The forward price for electricity here is £42/MWh, in France (80 per cent
nuclear) it is £27 and in Germany £21.50 (no steel closures there). This
disparity, which will continue to increase, is driven by green taxes and
the two-year carbon floor price. These are among the highest worldwide
which with other policies will double the price of electricity by 2020.
These taxes account for about one-third of the cost of industrial
electricity and this will rise to a half by 2020. But just as bad is the
shortfall in electricity supply occasioned by the premature closure of coal
and gas-fired power stations.The loss of Redcar and movement of other
industries out of the UK was a prior signal of what has been going wrong.

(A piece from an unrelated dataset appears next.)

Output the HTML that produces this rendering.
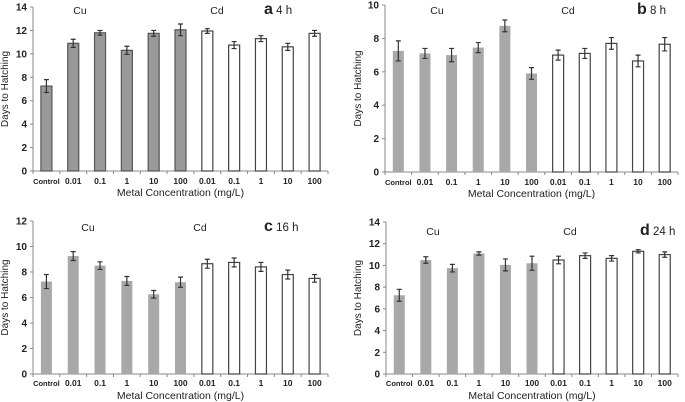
<!DOCTYPE html>
<html><head><meta charset="utf-8"><style>
html,body{margin:0;padding:0;background:#fff;}
svg{display:block;font-family:"Liberation Sans",Arial,sans-serif;}
</style></head><body>
<svg id="fig" width="685" height="402" viewBox="0 0 685 402" xmlns="http://www.w3.org/2000/svg"></svg>
<script>
const categories = ["Control","0.01","0.1","1","10","100","0.01","0.1","1","10","100"];
const valuesA = [7.25,10.9,11.8,10.3,11.75,12.05,11.95,10.75,11.3,10.6,11.75];
const errorsA = [0.55,0.35,0.2,0.35,0.25,0.5,0.2,0.3,0.25,0.3,0.25];
const valuesB = [7.25,7.1,7.0,7.45,8.75,5.9,7.0,7.1,7.7,6.65,7.65];
const errorsB = [0.6,0.3,0.4,0.3,0.35,0.35,0.3,0.3,0.35,0.35,0.4];
const valuesC = [7.25,9.25,8.5,7.3,6.25,7.2,8.65,8.75,8.4,7.8,7.5];
const errorsC = [0.55,0.35,0.3,0.35,0.3,0.4,0.35,0.35,0.35,0.35,0.3];
const valuesD = [7.25,10.5,9.75,11.1,10.05,10.2,10.5,10.9,10.65,11.3,11.0];
const errorsD = [0.55,0.3,0.35,0.15,0.55,0.65,0.35,0.25,0.25,0.15,0.25];
const ticksA = [0,2,4,6,8,10,12,14];
const ticksB = [0,2,4,6,8,10];
const ticksC = [0,2,4,6,8,10,12];
const ticksD = [0,2,4,6,8,10,12,14];

const NS="http://www.w3.org/2000/svg";
const svg=document.getElementById('fig');
function mk(tag,attrs,parent){const e=document.createElementNS(NS,tag);for(const k in attrs)e.setAttribute(k,attrs[k]);(parent||svg).appendChild(e);return e;}

function panel(p){
  const g=mk('g',{});
  
  
  const ymax=p.ticks[p.ticks.length-1];
  const yS=v=>p.y0-(v/ymax)*(p.y0-p.yTop);
  const n=categories.length, cw=(p.x1-p.x0)/n;
  const xS=i=>p.x0+cw*(i+0.5);
  const ya=mk('line',{x1:p.x0,y1:p.yTop,x2:p.x0,y2:p.y0,stroke:'#888','stroke-width':1},g);
  
  const xa=mk('line',{x1:p.x0,y1:p.y0,x2:p.x1,y2:p.y0,stroke:'#888','stroke-width':1},g);
  
  p.ticks.forEach(t=>{
    const y=yS(t);
    mk('line',{x1:p.x0-3,y1:y,x2:p.x0,y2:y,stroke:'#888'},g);
    const tx=mk('text',{x:p.x0-6,y:y+3.5,'font-size':10,'font-weight':'bold','text-anchor':'end',fill:'#222'},g);
    tx.textContent=t;
    
  });
  for(let i=0;i<=n;i++){const x=p.x0+cw*i;mk('line',{x1:x,y1:p.y0,x2:x,y2:p.y0+3,stroke:'#888'},g);}
  categories.forEach((c,i)=>{
    const v=p.vals[i], e=p.errs[i], x=xS(i), bw=11;
    const cu=i<6;
    const r=mk('rect',{x:x-bw/2,y:yS(v),width:bw,height:p.y0-yS(v),
      fill:cu?(p.id==='a'?'#999':'#a8a8a8'):'#fff',
      stroke:cu?(p.id==='a'?'#555':'none'):'#444','stroke-width':1.2},g);
    
    
    const eb=mk('path',{d:`M${x},${yS(v+e)}V${yS(v-e)}M${x-2.5},${yS(v+e)}H${x+2.5}M${x-2.5},${yS(v-e)}H${x+2.5}`,stroke:'#333','stroke-width':1.2,fill:'none'},g);
    
    const tl=mk('text',{x:x,y:p.labY,'font-size':c==='Control'?7.5:8.5,'font-weight':'bold','text-anchor':'middle',fill:'#222'},g);
    tl.textContent=c;
    
  });
  const xt=mk('text',{x:(p.x0+p.x1)/2,y:p.titY,'font-size':10.5,'text-anchor':'middle',fill:'#222'},g);
  xt.textContent='Metal Concentration (mg/L)';
  
  const cy=(p.yTop+p.y0)/2;
  const yt=mk('text',{x:p.yTitX,y:cy,'font-size':10,'text-anchor':'middle',fill:'#222',transform:`rotate(-90 ${p.yTitX} ${cy})`},g);
  yt.textContent='Days to Hatching';
  
  const cu=mk('text',{x:p.cuX,y:p.labTop,'font-size':10.5,'text-anchor':'middle',fill:'#222'},g);
  cu.textContent='Cu';
  const cd=mk('text',{x:p.cdX,y:p.labTop,'font-size':10.5,'text-anchor':'middle',fill:'#222'},g);
  cd.textContent='Cd';
  const pl=mk('text',{x:p.plX,y:p.labTop,'font-size':11.5,fill:'#222'},g);
  pl.innerHTML=`<tspan font-weight="bold" font-size="16">${p.id}</tspan> ${p.time}`;
  
}
panel({id:'a',time:'4 h',vals:valuesA,errs:errorsA,ticks:ticksA,x0:33,x1:328,yTop:7,y0:171,labY:184,titY:196,yTitX:8,cuX:80,cdX:217,plX:264,labTop:14});
panel({id:'b',time:'8 h',vals:valuesB,errs:errorsB,ticks:ticksB,x0:385,x1:678,yTop:5,y0:172,labY:185,titY:197,yTitX:361,cuX:437,cdX:568,plX:637,labTop:14});
panel({id:'c',time:'16 h',vals:valuesC,errs:errorsC,ticks:ticksC,x0:33,x1:328,yTop:221,y0:374,labY:386,titY:399,yTitX:8,cuX:88,cdX:200,plX:264,labTop:231});
panel({id:'d',time:'24 h',vals:valuesD,errs:errorsD,ticks:ticksD,x0:386,x1:678,yTop:222,y0:374,labY:386,titY:399,yTitX:361,cuX:433,cdX:570,plX:640,labTop:235});
</script>
</body></html>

This damaging impact has resulted from political decisions that sought to
advance Scotland in particular and the rest of the UK us as world leaders
in reducing carbon emissions. Now the consequences appear, entirely
predictable, and emphasised in the past by Scientific Alliance Scotland,
which has pointed to the dangers of not recognising that electricity price
determines usage and that electricity is the lifeblood of our advanced
economy. Generating policy needs to be taken out of the hands of
politicians since they use it for their own political purposes instead of
for the benefit of all of us. The attitude of this particular Government
here that has banned nuclear, fracking and synthetic gas for its own
political purposes, is a clear indictment.
The old Central Electricity Generating Board, banished by Margaret Thatcher
but run by independent scientists and engineers, always looked 30 years
ahead and would have avoided these evident problems that will continue to
worsen.
Professsor Tony Trewavas,
Scientific Alliance Scotland, 7-9 North St David Street, Edinburgh.